== AIM ==
Do not repeat pictures. Repeat exactly the lines of the listing below from its first line through the line with "60, 70, 80];".

#####

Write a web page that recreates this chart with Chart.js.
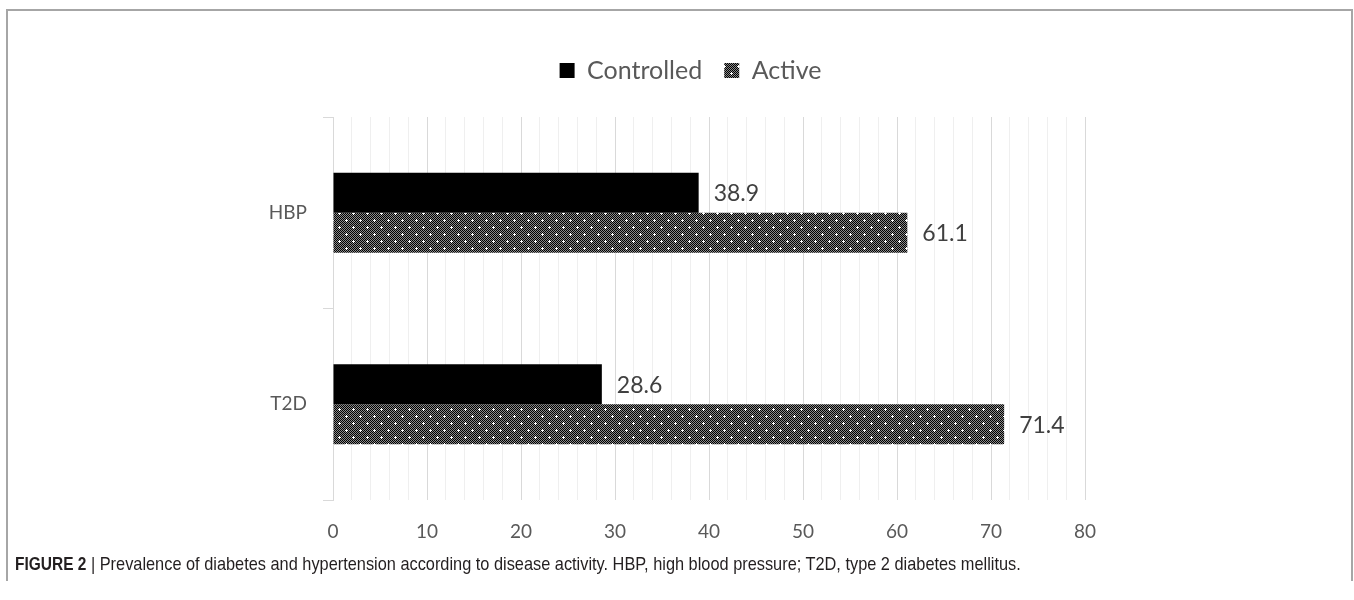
<!DOCTYPE html>
<html>
<head>
<meta charset="utf-8">
<script src="https://cdn.jsdelivr.net/npm/chart.js@4"></script>
<style>
  body { margin: 0; background: #fff; width: 1354px; height: 600px; overflow: hidden; position: relative; }
  #frame { position: absolute; left: 6px; top: 9px; width: 1343px; height: 570px;
           border: 2px solid #a6a6a6; border-bottom: none; }
  #chart { position: absolute; left: 0; top: 0; }
  #caption { position: absolute; left: 15px; top: 553px; font-family: "Liberation Sans", sans-serif;
             font-size: 19px; color: #231f20; white-space: nowrap; transform: scaleX(0.86); transform-origin: 0 0; }
  #caption b { font-size: 18px; }
</style>
</head>
<body>
<div id="frame"></div>
<canvas id="chart" width="1354" height="560"></canvas>
<div id="caption"><b>FIGURE 2</b> | Prevalence of diabetes and hypertension according to disease activity. HBP, high blood pressure; T2D, type 2 diabetes mellitus.</div>
<script>
const categories = ['HBP', 'T2D'];
const controlled = [38.9, 28.6];
const active = [61.1, 71.4];
const xTicks = [0, 10, 20, 30, 40, 50, 60, 70, 80];

// dotted checker pattern used by Excel for the "Active" series
function makePattern() {
  const c = document.createElement('canvas');
  c.width = 14;
  c.height = 14;
  const g = c.getContext('2d');
  g.fillStyle = '#8a8a8a';
  g.fillRect(0, 0, 14, 14);
  g.fillStyle = '#000';
  for (let y = 0; y < 14; y++) {
    for (let x = 0; x < 14; x++) {
      if ((x + y) % 2 === 0) g.fillRect(x, y, 1, 1);
    }
  }
  g.fillStyle = '#fff';
  [[3, 3], [10, 10]].forEach(function(p) {
    g.fillRect(p[0] - 1, p[1], 3, 1);
    g.fillRect(p[0], p[1] - 1, 1, 3);
  });
  return g.createPattern(c, 'repeat');
}

const ctx = document.getElementById('chart').getContext('2d');
const activePattern = makePattern();

const valueLabels = {
  id: 'valueLabels',
  afterDatasetsDraw: function(chart) {
    const c = chart.ctx;
    c.save();
    c.font = '23px Lato';
    c.fillStyle = '#404040';
    c.textBaseline = 'middle';
    c.textAlign = 'left';
    chart.data.datasets.forEach(function(ds, i) {
      chart.getDatasetMeta(i).data.forEach(function(bar, j) {
        c.fillText(ds.data[j].toFixed(1), bar.x + 15, bar.y + 1);
      });
    });
    c.restore();
  }
};

// push the plot area down below the legend, and centre the legend over the figure
const legendPlace = {
  id: 'legendPlace',
  beforeInit: function(chart) {
    const fit = chart.legend.fit;
    chart.legend.fit = function() {
      fit.bind(chart.legend)();
      this.height += 24;
    };
  },
  afterLayout: function(chart) {
    chart.legend.left += 148;
    chart.legend.right += 148;
  }
};

new Chart(ctx, {
  type: 'bar',
  data: {
    labels: categories,
    datasets: [
      { label: 'Controlled', data: controlled, backgroundColor: '#000' },
      { label: 'Active', data: active, backgroundColor: activePattern }
    ]
  },
  options: {
    indexAxis: 'y',
    responsive: false,
    animation: false,
    layout: { padding: { left: 0, right: 269, top: 36, bottom: 0 } },
    datasets: { bar: { barPercentage: 1, categoryPercentage: 0.418 } },
    plugins: {
      legend: {
        position: 'top',
        labels: {
          font: { family: 'Lato', size: 25 },
          color: '#595959',
          boxWidth: 15,
          boxHeight: 15,
          padding: 22
        }
      },
      tooltip: { enabled: false }
    },
    scales: {
      x: {
        min: 0,
        max: 80,
        afterFit: function(scale) { scale.height = 60; },
        afterBuildTicks: function(scale) {
          const t = [];
          for (let v = 0; v <= 80; v += 2) t.push({ value: v });
          scale.ticks = t;
        },
        ticks: {
          autoSkip: false,
          maxRotation: 0,
          padding: 20,
          font: { family: 'Lato', size: 19 },
          color: '#595959',
          callback: function(v) { return xTicks.indexOf(v) >= 0 ? String(v) : ''; }
        },
        grid: {
          drawTicks: false,
          color: function(c) { return c.tick && c.tick.value % 10 === 0 ? '#d9d9d9' : '#efefef'; },
          lineWidth: 1
        },
        border: { display: false }
      },
      y: {
        afterFit: function(scale) { scale.width = 333; },
        ticks: {
          padding: 16,
          font: { family: 'Lato', size: 19 },
          color: '#595959'
        },
        grid: {
          offset: true,
          drawOnChartArea: false,
          drawTicks: true,
          tickLength: 10,
          color: '#d9d9d9'
        },
        border: { display: true, color: '#d9d9d9', width: 1 }
      }
    }
  },
  plugins: [valueLabels, legendPlace]
});
</script>
</body>
</html>
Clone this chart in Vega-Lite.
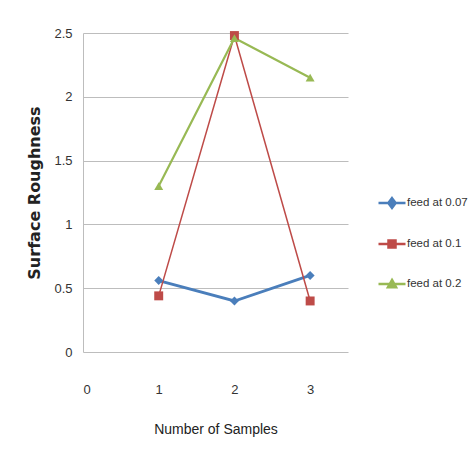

#####

== TASK RESULT ==
Write a web page that recreates this chart with Chart.js.
<!DOCTYPE html>
<html>
<head>
<meta charset="utf-8">
<script src="https://cdn.jsdelivr.net/npm/chart.js@4"></script>
<style>
  body { margin: 0; background: #fff; width: 1354px; height: 600px; overflow: hidden; position: relative; }
  #frame { position: absolute; left: 6px; top: 9px; width: 1343px; height: 570px;
           border: 2px solid #a6a6a6; border-bottom: none; }
  #chart { position: absolute; left: 0; top: 0; }
  #caption { position: absolute; left: 15px; top: 553px; font-family: "Liberation Sans", sans-serif;
             font-size: 19px; color: #231f20; white-space: nowrap; transform: scaleX(0.86); transform-origin: 0 0; }
  #caption b { font-size: 18px; }
</style>
</head>
<body>
<div id="frame"></div>
<canvas id="chart" width="1354" height="560"></canvas>
<div id="caption"><b>FIGURE 2</b> | Prevalence of diabetes and hypertension according to disease activity. HBP, high blood pressure; T2D, type 2 diabetes mellitus.</div>
<script>
const categories = ['HBP', 'T2D'];
const controlled = [38.9, 28.6];
const active = [61.1, 71.4];
const xTicks = [0, 10, 20, 30, 40, 50, 60, 70, 80];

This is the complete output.